For Immediate Release
Office of the Press Secretary
October 30, 2002
President Announces Plan for Timely Consideration of Judicial Nominees
Today the President outlined his plan to ensure timely
consideration of judicial nominees. The President calls on the Senate
and the Judiciary to join him in adopting this plan and applying it
both now and in the future, no matter who is President or which party
controls the Senate. The objective is to fix, on a permanent and
bipartisan basis, a judicial confirmation process that is clearly
broken.
The Current Crisis
- There is a vacancy crisis in the federal Judiciary. As of
this week, there are 79 vacancies out of the 849 authorized federal
judgeships, a 9% vacancy rate. The 12 regional federal appeals courts
face a particularly serious crisis, with 28 vacancies out of 167
judgeships, a 17% vacancy rate.
- Chief Justice Rehnquist's 2001 Year-End Report on the Federal
Judiciary, issued when there were 94 vacancies, called the situation
"alarming."
- The Secretary of the Judicial Conference of the
United States, which is the federal Judiciary's governing body, stated
in May 2002 that the overall shortage of federal judges is
"staggering."
- The American Bar Association report in August 2002
described the status of the federal Judiciary as an "emergency
situation."
- In 1998, when there were 50 judicial vacancies,
Chairman Leahy stated that the number of vacancies represented a
"judicial vacancy crisis." (AP, 10/22/98)
- Caseloads in the
federal courts continue to grow dramatically. Filings in the federal
appeals courts reached an all-time high last year.
- The Senate has not lived up to its responsibility to hold fair
hearings and prompt votes on judicial nominees.
- The Senate has voted on only 80 of the President's 131
nominees overall and, even more problematic, has voted on only 14 of
the President's 32 appeals court nominees. By contrast, in the first
two years of the past three Administrations, 60 of the 65 appeals court
nominees were confirmed.
- As of November, 15 of President Bush's
appeals court nominees will have been forced to wait more than a year
just for a hearing (many are still waiting). That number is more than
the number of appeals court nominees who had to wait a year for a
hearing in the last 50 years combined.
- The Chief Justice of the United States, speaking on behalf of the
Judiciary in his 2001 Year-End Report, "ask[ed] the Senate to schedule
up or down votes on judicial nominees within a reasonable time after
receiving the nomination."
- The American Bar Association report in
August 2002 stated that as a result of delays in the judicial
confirmation process, "the federal courts
. . . suffer, and so does the rule of law."
- The report stated that the
Senate Judiciary Committee's refusal to allow "confirmation proceedings
in the full Senate is simply unacceptable to our notion of an
appropriate and constitutional nomination process" and added: "Vote
them up or down, but don't hang them out to dry."
- The 2000 report
of the bipartisan Citizens for Independent Courts stated that "the
views of individual senators, while vital, should not be allowed to
undermine collective decision-making in an open, deliberative process"
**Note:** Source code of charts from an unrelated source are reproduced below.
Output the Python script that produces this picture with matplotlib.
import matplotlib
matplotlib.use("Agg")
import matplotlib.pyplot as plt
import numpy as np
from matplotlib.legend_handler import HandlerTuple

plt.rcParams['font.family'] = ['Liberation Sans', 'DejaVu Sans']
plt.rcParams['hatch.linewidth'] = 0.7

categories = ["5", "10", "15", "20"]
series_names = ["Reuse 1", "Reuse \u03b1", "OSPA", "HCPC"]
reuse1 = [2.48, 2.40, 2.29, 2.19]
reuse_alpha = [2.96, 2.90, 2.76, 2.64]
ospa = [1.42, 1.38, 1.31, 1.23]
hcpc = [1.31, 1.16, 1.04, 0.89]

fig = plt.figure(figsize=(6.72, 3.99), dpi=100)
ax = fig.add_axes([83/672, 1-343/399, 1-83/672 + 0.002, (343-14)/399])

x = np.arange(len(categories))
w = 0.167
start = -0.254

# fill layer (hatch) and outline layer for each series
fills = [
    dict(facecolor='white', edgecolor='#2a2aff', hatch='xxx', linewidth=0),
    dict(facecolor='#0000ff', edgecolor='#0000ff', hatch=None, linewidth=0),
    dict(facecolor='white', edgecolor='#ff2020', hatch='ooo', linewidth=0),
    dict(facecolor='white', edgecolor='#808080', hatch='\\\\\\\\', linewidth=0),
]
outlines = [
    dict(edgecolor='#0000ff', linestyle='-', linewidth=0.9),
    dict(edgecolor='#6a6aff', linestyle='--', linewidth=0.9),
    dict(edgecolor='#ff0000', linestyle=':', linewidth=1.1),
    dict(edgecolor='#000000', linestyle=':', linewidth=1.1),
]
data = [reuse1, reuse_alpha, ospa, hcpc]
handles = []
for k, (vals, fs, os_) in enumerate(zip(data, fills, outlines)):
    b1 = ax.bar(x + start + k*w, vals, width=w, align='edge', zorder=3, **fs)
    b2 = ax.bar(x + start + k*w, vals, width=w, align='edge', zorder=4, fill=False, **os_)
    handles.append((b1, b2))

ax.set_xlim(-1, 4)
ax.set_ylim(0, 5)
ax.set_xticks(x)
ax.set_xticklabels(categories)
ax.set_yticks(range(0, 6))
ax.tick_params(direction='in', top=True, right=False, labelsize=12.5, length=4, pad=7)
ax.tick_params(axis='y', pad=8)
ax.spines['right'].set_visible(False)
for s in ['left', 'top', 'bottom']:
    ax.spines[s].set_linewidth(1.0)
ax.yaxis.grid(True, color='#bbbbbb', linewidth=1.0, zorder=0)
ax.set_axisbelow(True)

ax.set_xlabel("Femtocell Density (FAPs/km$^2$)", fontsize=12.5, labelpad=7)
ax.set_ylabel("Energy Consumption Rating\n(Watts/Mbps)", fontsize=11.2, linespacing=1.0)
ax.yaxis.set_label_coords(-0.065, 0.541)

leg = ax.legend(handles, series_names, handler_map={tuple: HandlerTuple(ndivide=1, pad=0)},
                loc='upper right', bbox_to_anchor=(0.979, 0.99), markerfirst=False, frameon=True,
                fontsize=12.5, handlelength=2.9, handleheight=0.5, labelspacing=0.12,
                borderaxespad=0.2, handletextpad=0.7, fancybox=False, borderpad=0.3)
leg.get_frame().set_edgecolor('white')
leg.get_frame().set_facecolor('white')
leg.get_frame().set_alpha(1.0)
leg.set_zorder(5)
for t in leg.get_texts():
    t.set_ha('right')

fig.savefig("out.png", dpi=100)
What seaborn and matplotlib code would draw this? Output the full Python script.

and stated that "the Senate process should proceed expeditiously to a
committee hearing, committee review and voting, and floor consideration
and voting."
The President's Proposal
This President's plan requires specific commitments from everyone
involved in the nomination and confirmation of federal judges:
- First, the President calls on federal court of appeals and
district court judges to notify the President of their intended
retirement dates at least a year in advance whenever possible. Because
the nomination and confirmation of a federal judge can be a lengthy
process even under the best of circumstances, advance notice is
necessary to prevent extended unnecessary judicial vacancies. The
President's call to the Judiciary builds on existing Judicial
Conference recommendations and is intended to create a seamless process
whereby a new federal judge is ready to take the bench at or near the
time a sitting federal judge retires.
- Second, Presidents should submit a nomination to the Senate
within 180 days of receiving notice of a federal court vacancy or
intended retirement. This would help expedite the process by which
home-State Senators, Representatives, bar leaders, and others provide
their recommendations and evaluations of possible judicial candidates
to the President, while leaving ample time for Presidents to vet and
choose nominees of the highest quality.
- Third, the President calls on the Senate Judiciary Committee
to hold a hearing within 90 days of receiving a nomination. The
Committee has engaged in too many delays of too many nominees for too
many years. A strict deadline, which will apply no matter who is
President and which party controls the Senate, is the best way to
ensure that judicial nominees are promptly and fairly considered.
Ninety days is more than enough time for the Committee to conduct any
necessary research before holding a hearing.
- Fourth, the President calls on the full Senate to hold an
up-or-down floor vote within 180 days of receiving a judicial
nomination. That is a generous period designed to give both the
Committee and the full Senate ample time to evaluate nominees and
answer any questions they may have. And all Senators will have an
opportunity to have their voices heard and their votes counted.